5. Binary Classification using linear regression(10 pts)
In hw3, we have seen an example of binary classification in a non-seperable case. Here we have
another binary classification problem. Let us start with the dataset after removal.
(a)Find MEDV’s median and create a new variable Y: Y = 1 if MEDV >= its median; Y = 0,
otherwise. Throw away MEDV and keeps Y in your datase. Using the same spliting rule (as in
4(a)) to create Training and Test data.
(b)Out of all right-hand-side variables in training data, find two variables X1 and X2 with the
highest and second highest absolute value of correlation coefficient with Y. To calculate the
coefficient, you may treat any string variable as binary or categorical variable.
(c) Plot X1 vs X2 in a 2-dim plot and label each point in the plot by ‘H’ if Y =1 and ‘L’ if Y=0.
Are these two class of points separable by a line? show your plot.

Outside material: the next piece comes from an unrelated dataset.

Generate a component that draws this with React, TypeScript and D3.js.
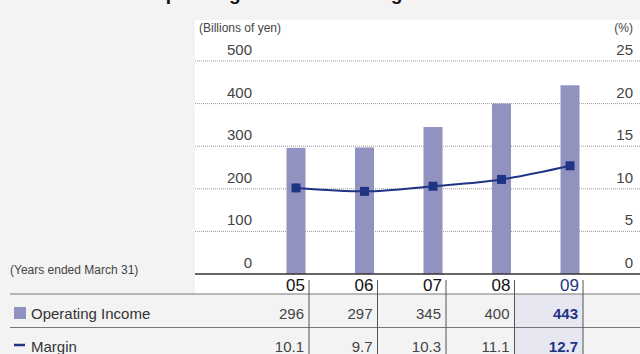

(d)If you run a linear regression of Y on X1 and X2, you may notice already that the predicted
value from linear regression is not discrete-valued. In order to make prediction of Y, you
have to come up with a reasonable rule to assign {0,1} to Y. Please state explicitly what your
rule is. Under your prediction rule, what is the number of classification errors using training
data. And what is the number of classification errors using test data. Report both of them
and explain intuitively why one type of error is larger than the other?